Durham UCCE

2005 season

= Durham UCCE in 2005 =

The British cricket team Durham UCCE played three first-class games in 2005. They started their first-class season on a batting paradise in Taunton, which secured them their first draw of the year. Thanks to a painfully slow innings against Leicestershire, they drew their second game. Their third and final first-class match of the year was also a draw, although a close one - they finished with nine wickets down in the second innings.

== Players ==
- W R Smith
- A J Maiden
- W F Burnell
- D O Brown
- M A P Dale
- M J Phythian
- T O Bruce
- D J F Shilvock
- D J Balcombe
- L M Daggett
- G G Read

==Somerset v Durham UCCE (9-11 April)==

Match drawn

At Taunton, the first day of the season for these two teams made up Somerset's first innings. In 105 overs Somerset made a mammoth 580 for 5 declared. Ian Blackwell contributed 191, John Francis 123 and Matthew Wood 95 as Durham UCCE struggled. Francis and Wood's partnership is a new record fifth-wicket partnership for Somerset, beating the 235 put on by Box Case and Jack White in 1927. Somerset declared on their overnight total. However, on a good pitch, Durham UCCE fared well, making a mammoth 304 for the first wicket, and were 327 for 1 at close on the second day. Will Smith scored 156 and Alistair Maiden 211 not out before Durham UCCE were able to declare on 433 for 4, 147 behind. Also, this was against a first-class attack including Andy Caddick and Nixon McLean. Somerset chose to bat out the rest of the day for a draw, finishing on 211 for 2 declared, with John Francis scoring 112. (Cricinfo scorecard)

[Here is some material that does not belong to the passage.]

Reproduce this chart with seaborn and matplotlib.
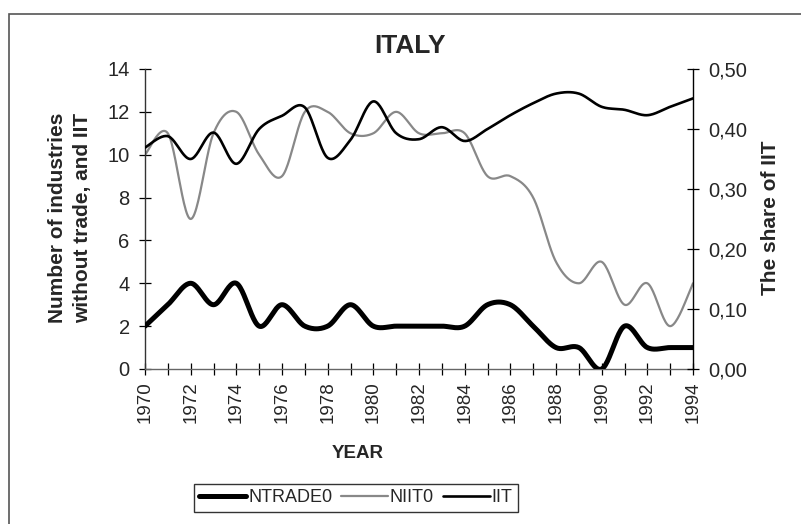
import numpy as np
import pandas as pd
import matplotlib
matplotlib.use("Agg")
import matplotlib.pyplot as plt
import seaborn as sns
from matplotlib.lines import Line2D
from matplotlib.patches import Rectangle
from matplotlib.ticker import FuncFormatter, MultipleLocator

years = list(range(1970, 1995))
ntrade0 = [2, 3, 4, 3, 4, 2, 3, 2, 2, 3, 2, 2, 2, 2, 2, 3, 3, 2, 1, 1, 0, 2, 1, 1, 1]
niit0 = [10, 11, 7, 11, 12, 10, 9, 12, 12, 11, 11, 12, 11, 11, 11, 9, 9, 8, 5, 4, 5, 3, 4, 2, 4]
iit = [0.369, 0.388, 0.350, 0.394, 0.342, 0.400, 0.422, 0.436, 0.352, 0.382, 0.446,
       0.393, 0.383, 0.403, 0.380, 0.400, 0.423, 0.443, 0.459, 0.459, 0.437, 0.432,
       0.423, 0.437, 0.451]
left_label = "Number of industries\nwithout trade, and IIT"
right_label = "The share of IIT"
x_label = "YEAR"
title = "ITALY"


def smooth(xs, ys, steps=24):
    """Excel-like smoothed line: Catmull-Rom cubic Bezier through the data points."""
    x = np.asarray(xs, float)
    y = np.asarray(ys, float)
    px = np.concatenate([[x[0]], x, [x[-1]]])
    py = np.concatenate([[y[0]], y, [y[-1]]])
    ox, oy = [], []
    t = np.linspace(0, 1, steps, endpoint=False)
    for i in range(1, len(px) - 2):
        p0 = np.array([px[i], py[i]])
        p3 = np.array([px[i + 1], py[i + 1]])
        c1 = p0 + (np.array([px[i + 1], py[i + 1]]) - np.array([px[i - 1], py[i - 1]])) / 6
        c2 = p3 - (np.array([px[i + 2], py[i + 2]]) - np.array([px[i], py[i]])) / 6
        b = ((1 - t) ** 3)[:, None] * p0 + (3 * (1 - t) ** 2 * t)[:, None] * c1 \
            + (3 * (1 - t) * t ** 2)[:, None] * c2 + (t ** 3)[:, None] * p3
        ox.extend(b[:, 0]); oy.extend(b[:, 1])
    ox.append(x[-1]); oy.append(y[-1])
    return pd.DataFrame({"x": ox, "y": oy})


sns.set_style("white")
plt.rcParams["font.family"] = ["Liberation Sans", "DejaVu Sans"]

fig = plt.figure(figsize=(8.01, 5.24), dpi=100)
ax = fig.add_axes([145 / 801, 1 - 369 / 524, (693 - 145) / 801, (369 - 69) / 524])
ax2 = ax.twinx()

c_ntrade, c_niit, c_iit = "#000000", "#888888", "#000000"
w_ntrade, w_niit, w_iit = 3.6, 1.6, 1.9

d1 = smooth(years, ntrade0)
d2 = smooth(years, niit0)
d3 = smooth(years, iit)
sns.lineplot(data=d2, x="x", y="y", ax=ax, sort=False, estimator=None,
             color=c_niit, linewidth=w_niit, zorder=2)
sns.lineplot(data=d1, x="x", y="y", ax=ax, sort=False, estimator=None,
             color=c_ntrade, linewidth=w_ntrade, zorder=3)
sns.lineplot(data=d3, x="x", y="y", ax=ax2, sort=False, estimator=None,
             color=c_iit, linewidth=w_iit, zorder=3)

ax.set_xlim(1970, 1994)
ax.set_ylim(0, 14)
ax2.set_ylim(0, 0.5)
ax.yaxis.set_major_locator(MultipleLocator(2))
ax2.yaxis.set_major_locator(MultipleLocator(0.1))
ax2.yaxis.set_major_formatter(FuncFormatter(lambda v, p: f"{v:.2f}".replace(".", ",")))
ax.set_xticks(years)
ax.set_xticklabels([str(yv) if (yv - 1970) % 2 == 0 else "" for yv in years],
                   rotation=90)

for a in (ax, ax2):
    a.set_xlabel("")
    a.set_ylabel("")
    for s in a.spines.values():
        s.set_visible(False)
ax.spines["left"].set_visible(True)
ax.spines["bottom"].set_visible(True)
ax2.spines["right"].set_visible(True)
ax.spines["left"].set_color("#333333")
ax.spines["bottom"].set_color("#666666")
ax2.spines["right"].set_color("#000000")
for s in (ax.spines["left"], ax.spines["bottom"], ax2.spines["right"]):
    s.set_linewidth(1.0)

ax.tick_params(axis="y", direction="inout", length=8, width=0.9, color="black",
               labelsize=14.5, pad=7, left=True)
ax.tick_params(axis="x", direction="inout", length=8, width=0.9, color="black",
               labelsize=13.5, pad=5, bottom=True)
ax2.tick_params(axis="y", direction="inout", length=8, width=0.9, color="black",
                labelsize=14.5, pad=7, right=True)

ax.set_facecolor("none")
fig.patch.set_facecolor("white")

fig.text(70 / 801, 1 - 218 / 524, left_label, rotation=90, ha="center", va="center",
         fontsize=15, fontweight="bold", linespacing=1.4)
fig.text(770 / 801, 1 - 218 / 524, right_label, rotation=90, ha="center", va="center",
         fontsize=15, fontweight="bold")
fig.text(410 / 801, 1 - 46 / 524, title, ha="center", va="center",
         fontsize=19, fontweight="bold")
fig.text(358 / 801, 1 - 453 / 524, x_label, ha="center", va="center",
         fontsize=13.5, fontweight="bold")

handles = [Line2D([], [], color=c_ntrade, linewidth=w_ntrade),
           Line2D([], [], color=c_niit, linewidth=w_niit),
           Line2D([], [], color=c_iit, linewidth=w_iit)]
leg = fig.legend(handles, ["NTRADE0", "NIIT0", "IIT"], loc="center",
                 bbox_to_anchor=(356 / 801, 1 - 498 / 524), ncol=3, frameon=True,
                 fontsize=13, handlelength=2.6, handletextpad=0.1, columnspacing=0.5,
                 borderpad=0.3, fancybox=False, borderaxespad=0)
leg.get_frame().set_edgecolor("black")
leg.get_frame().set_linewidth(1.0)

fig.patches.append(Rectangle((9 / 801, -0.05), 1.2, 1 - 14 / 524 + 0.05,
                             transform=fig.transFigure, fill=False,
                             edgecolor="#555555", linewidth=1.2, zorder=0))

fig.savefig("out.png", dpi=100, facecolor="white")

==Leicestershire v Durham UCCE (27-29 April)==

Match drawn

Leicestershire batted first at Grace Road, and Darren Maddy made the most of his chance against the students. He has scored only one Championship ton in the last two seasons, but got to 124 on the first day. At close, Leicestershire were on 288 for 3. On the second day, they declared on 384 for 4. Durham UCCE went slowly. David Brown finished the day, having batted for over 4 hours and through 237 balls to get an undefeated 68. But after being reduced to 12 for 3, that's exactly what the students needed. They finished on 169 for 6 off 79 overs, 216 behind, but well on the way towards saving the game. On the third day, Durham UCCE went on to score 255 thanks to 73 from David Balcombe, avoiding the follow-on and saving the game. It was only batting practice from there with Leicestershire ending on 187 for 4. (BBC scorecard)

==Durham UCCE v Durham (25-27 May)==

Match drawn

Despite Durham fielding a near first-string line-up, they were nowhere near dominant against the students, Durham making 277 on the first day after David Balcombe took five for 112. In reply, the students made 228 for 9 declared, after two bursts from New Zealand international Nathan Astle. Astle took three for 20, the best bowling figures, making up for his 11 in the first innings. Durham then scored reasonably quick runs, but the game were still heading towards a draw, as Durham were leading by 180 runs at stumps on day two with 8 wickets in hand. Durham made a good go at winning the match, though, making 258 for 7 declared to set the students 308 in 74 overs. With Gareth Breese (3-86) and Graeme Bridge (4-54) taking student wickets at regular intervals, it wasn't enough, as they finished 261 for 9 - 47 runs and one wicket short of a result.